What activities are excluded from the statutory adjudication process under s.105(2)(c) of the Housing Grants (Construction and Regeneration) Act 1996 (‘the 1996 Act’)? On what basis does the court order a stay of execution against a victorious SPV claimant? The High Court (TCC) has recently issued guidance.
The case concerned a project to design and build the Wrexham Biomass Fired Energy Generating Plant (‘the Project’). The claimant was a special purpose vehicle created for the project, and the defendant was a contractor. The dispute was about validity of the Claimant’s termination and basis of claiming back substantial amounts.
Progress on the Project was slow, and eventually the Claimant issued a notice of adjudication seeking a declaration that the defendant was not entitled to an extension of time. The adjudicator agreed. The Claimant then terminated the contract, and notified the defendant that it had elected not to continue with the Project. The Claimant then issued an Interim Account, requiring the defendant to pay approx. £11.5m, £8m of which was money previously paid to the Defendant in exchange for planning works.
A dispute arose about the validity of termination and the basis of the interim account. The Claimant referred the dispute to the same adjudicator, who ordered the defendant to pay approx. £9.8m. The Claimant brought proceedings in the TCC to enforce the decision.
The Defendant’s main argument was that s.105(2) the 1996 Act excluded from its ambit the ‘assembly, installation or demolition of plant or machinery (…) on a site where the primary activity is (…) power generation’, and the payments made under the contract involved payments for excluded activities. The Claimant argued that no payments had been made for excluded activities, as the site had not even been excavated.
Mr Justice Coulson noted that the Defendant was concentrating on the overall contract, not the dispute which had actually been referred to adjudication (para 28). This, according to Coulson J, is a misreading of the 1996 Act. What matters is whether any part of the dispute, not the whole Project, had to do with excluded operations. If not, there would be no issue of jurisdiction.
The preparatory works, such as the preparations of a business plan, are not excluded operations. Such preparations are often undertaken in major construction projects, and therefore fell under s.105(1)(e) of the 1996 Act. As no plant was ever brought to the site, the disputes did not concern excluded activities. No issue of jurisdiction therefore arose.
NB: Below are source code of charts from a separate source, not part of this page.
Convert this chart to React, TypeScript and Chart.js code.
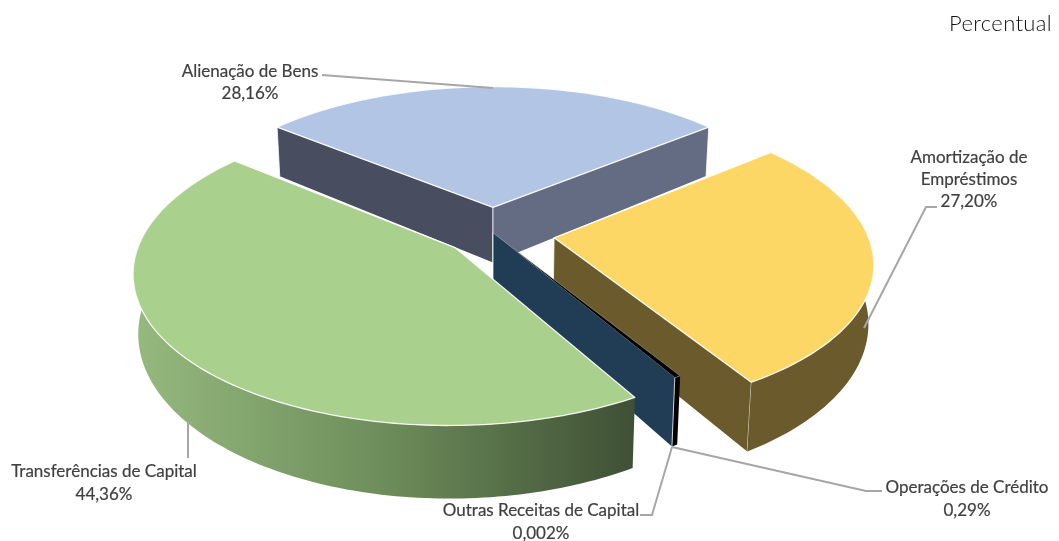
import React, { useEffect, useRef } from "react";
import { Chart, registerables } from "chart.js";

Chart.register(...registerables);

const categories = ["Alienação de Bens", "Amortização de Empréstimos", "Operações de Crédito", "Outras Receitas de Capital", "Transferências de Capital"];
const values = [28.16, 27.2, 0.29, 0.002, 44.36];
const percentLabels = ["28,16%", "27,20%", "0,29%", "0,002%", "44,36%"];
const explosion = [18, 19.7, 0, 0, 15.5];
const chartTitle = "Percentual";

const topColors = ["#b2c5e4", "#fcd765", "#000000", "#213d55", "#a9d08c"];
const wallStartColors = ["#484d5f", "#6b5a2b", "#000000", "#213d55", "#5f7a4c"];
const wallEndColors = ["#636c82", "#6b5a2b", "#000000", "#213d55", "#5f7a4c"];
const paintOrder = [0, 1, 2, 3, 4];

const CX = 493, CY = 233, A = 313, B = 146, H = 57, P = 0.15, QX = 0.014, PZ = 0.2;
const project = (u: number, v: number, z: number) => {
  const w = 1 - P * v;
  return {
    x: CX + (A * u) / (w + QX * z),
    y: CY + (B * v) / w + (H * z) / (1 - PZ * v),
  };
};

type Pt = { x: number; y: number };
const poly = (ctx: CanvasRenderingContext2D, pts: Pt[]) => {
  ctx.beginPath();
  pts.forEach((p, i) => (i ? ctx.lineTo(p.x, p.y) : ctx.moveTo(p.x, p.y)));
  ctx.closePath();
};

const labelLayout = [
  { lines: ["Alienação de Bens", percentLabels[0]], x: 250, y: [72, 94] },
  { lines: ["Amortização de", "Empréstimos", percentLabels[1]], x: 969, y: [158, 180, 202] },
  { lines: ["Operações de Crédito", percentLabels[2]], x: 967, y: [488, 511] },
  { lines: ["Outras Receitas de Capital", percentLabels[3]], x: 541, y: [511, 534] },
  { lines: ["Transferências de Capital", percentLabels[4]], x: 104, y: [472, 495] },
];
const leaders = [
  [[322, 75], [493, 88]],
  [[937, 207], [926, 207], [864, 328]],
  [[672, 447], [866, 491], [882, 491]],
  [[672, 447], [652, 515], [640, 515]],
  [[188, 422], [188, 458]],
];

const pie3d = {
  id: "pie3d",
  beforeDatasetDraw(chart: any) {
    const ctx: CanvasRenderingContext2D = chart.ctx;
    const arcs = chart.getDatasetMeta(0).data;
    ctx.save();
    ctx.lineJoin = "round";
    for (const i of paintOrder) {
      const arc = arcs[i];
      const off = (arc.options.offset || 0) / 100;
      const mid = (arc.startAngle + arc.endAngle) / 2;
      const ou = Math.cos(mid) * off, ov = Math.sin(mid) * off;
      const pt = (ang: number, r: number, z: number) =>
        project(ou + r * Math.cos(ang), ov + r * Math.sin(ang), z);
      const n = Math.max(1, Math.ceil((arc.endAngle - arc.startAngle) / 0.02));
      const angs: number[] = [];
      for (let k = 0; k <= n; k++) angs.push(arc.startAngle + ((arc.endAngle - arc.startAngle) * k) / n);

      // radial walls
      const wall = (ang: number, color: string) => {
        const q = [pt(0, 0, 0), pt(ang, 1, 0), pt(ang, 1, 1), pt(0, 0, 1)];
        poly(ctx, q);
        ctx.fillStyle = color;
        ctx.fill();
        ctx.strokeStyle = "rgba(255,255,255,0.75)";
        ctx.lineWidth = 1;
        ctx.beginPath();
        ctx.moveTo(q[0].x, q[0].y);
        ctx.lineTo(q[3].x, q[3].y);
        ctx.moveTo(q[1].x, q[1].y);
        ctx.lineTo(q[2].x, q[2].y);
        ctx.stroke();
      };
      if (i === 0) {
        wall(arc.startAngle, wallStartColors[i]);
        wall(arc.endAngle, wallEndColors[i]);
      } else if (i === 1 || i === 3) {
        wall(arc.endAngle, wallEndColors[i]);
      }
      // curved wall
      const strip = [...angs.map((a) => pt(a, 1, 0)), ...angs.slice().reverse().map((a) => pt(a, 1, 1))];
      if (i !== 0) {
        poly(ctx, strip);
        if (i === 4) {
          const g = ctx.createLinearGradient(134, 0, 634, 0);
          g.addColorStop(0, "#96b97f");
          g.addColorStop(0.5, "#6d8d5a");
          g.addColorStop(1, "#3f5035");
          ctx.fillStyle = g;
        } else {
          ctx.fillStyle = wallEndColors[i];
        }
        ctx.fill();
      }
      // top face
      poly(ctx, [pt(0, 0, 0), ...angs.map((a) => pt(a, 1, 0))]);
      ctx.fillStyle = topColors[i];
      ctx.fill();
      if (i !== 3) {
        ctx.strokeStyle = i === 2 ? "rgba(200,200,200,0.8)" : "rgba(255,255,255,0.9)";
        ctx.lineWidth = i === 2 ? 0.6 : 1.3;
        ctx.stroke();
      }
    }
    ctx.restore();
    return false;
  },
  afterDraw(chart: any) {
    const ctx: CanvasRenderingContext2D = chart.ctx;
    ctx.save();
    ctx.strokeStyle = "#a6a6a6";
    ctx.lineWidth = 2;
    for (const l of leaders) {
      ctx.beginPath();
      l.forEach((p, i) => (i ? ctx.lineTo(p[0], p[1]) : ctx.moveTo(p[0], p[1])));
      ctx.stroke();
    }
    ctx.fillStyle = "#404040";
    ctx.strokeStyle = "#404040";
    ctx.lineWidth = 0.2;
    ctx.textAlign = "center";
    ctx.textBaseline = "middle";
    ctx.font = "17px Lato";
    for (const l of labelLayout)
      l.lines.forEach((t, i) => {
        ctx.fillText(t, l.x, l.y[i]);
        ctx.strokeText(t, l.x, l.y[i]);
      });
    ctx.font = "300 22px Lato";
    (ctx as any).letterSpacing = "0.35px";
    ctx.textAlign = "right";
    ctx.fillStyle = "#111111";
    ctx.fillText(chartTitle, 1052, 24);
    ctx.restore();
  },
};

export default function App() {
  const ref = useRef<HTMLCanvasElement>(null);
  useEffect(() => {
    document.body.style.margin = "0";
    const chart = new Chart(ref.current!, {
      type: "pie",
      data: {
        labels: categories,
        datasets: [{ data: values, backgroundColor: topColors, offset: explosion, borderWidth: 0 }],
      },
      options: {
        animation: false,
        responsive: false,
        rotation: -50.7,
        plugins: { legend: { display: false }, tooltip: { enabled: false } },
      },
      plugins: [pie3d],
    } as any);
    return () => chart.destroy();
  }, []);
  return <canvas ref={ref} width={1059} height={541} style={{ display: "block", background: "#fff" }} />;
}
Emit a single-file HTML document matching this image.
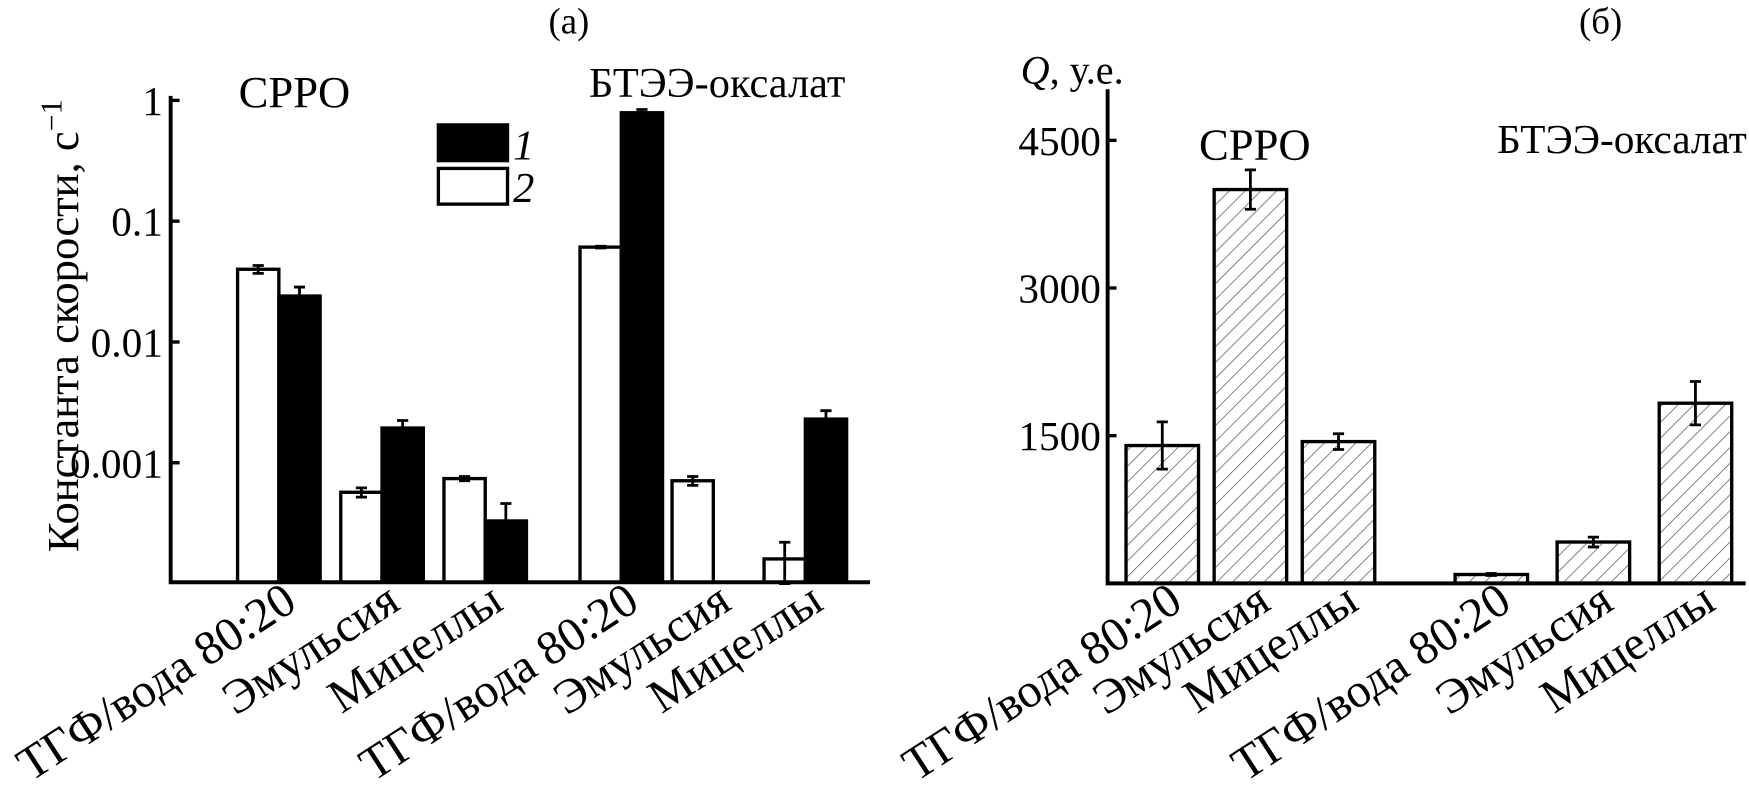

A secondary argument by the Defendant was that the Defendant had made a general reservation of jurisdiction, but Coulson J swiftly concluded that the only relevant communication by the Defendant had been made in conjunction with the first adjudication, whereby the Defendant had expressed concerns of the timescale of the adjudication in light of some new evidence. The relevant letter was therefore only a reservation relating to the Defendant’s concerns about ‘ambush’ (para 47). By the time of the first adjudication decision, the issue had fallen away. There was therefore no defence to the claim to enforce the adjudicator’s decisions.
As a fall back argument, the Defendant claimed for a stay of execution. In essence, the argument was that because the Claimant is a Special Purpose Vehicle, there is a risk that the interim account will include an overpayment that will never be repayed when the SPV is wound up. In light of inadequate financial information provided by the Claimant (paras 66 and 67) and the fact that the Defendant would be stuck with the interim account until a final accounting process (which could take months or years) is concluded (para 72), a stay was necessary (para 77). It was not appropriate for the Claimant to ‘stonewall [the Defendant’s request for financial information] until the last minute and beyond’ in answer to ‘legitimate concerns’ (para 78).
Coulson J therefore held that only £4.5m had to be paid to the Claimant, and a further £1m to court.
The case provides guidance on various issues. The idea that the broad purpose of the contract is ignored in determining whether aspects of the specific dispute concern excluded activities is supported by former authorities such as Cleveland Bridge (UK) Limited v Whessoe-Volker Stevin Joint Venture  EWHC 1076 (TCC) where Ramsay J held that fabrication drawings, off-site fabrication or delivery to site were not excluded activities within the wording of s.105(2)(c), that case relied on the rather more specific wording of that section that the ‘erection or demolition of steelwork for the purposes of supporting or providing access to plant or machinery’ is an excluded activity. Erection of steelwork is clearly a very specific exclusion in the statute, and naturally any planning works would be excluded from it.
Coulson J nonetheless held the same principle to apply to the rather more general ‘assembly, installation or demolition of plant or machinery’ to exclude prior planning works. The excluded activities are therefore to be taken literally as ‘installation or demolition (…) on a site.’
It is also clear that a reservation of jurisdiction points should be made early, explicitly and unequivocally if the Defendant is to rely on them later. A general grievance about timescale is not enough.
The use of SPVs in construction projects has also been clarified in the case. It is far more likely that a claim won my an SPV claimant is subject to at least a partial stay of execution if the project that formed its purpose has come to an end. This is because there is every incentive for the SPV to be dissolved the minute it pays its debts to the parent company (para 71), and leave the Defendant of an interim account without due repayments.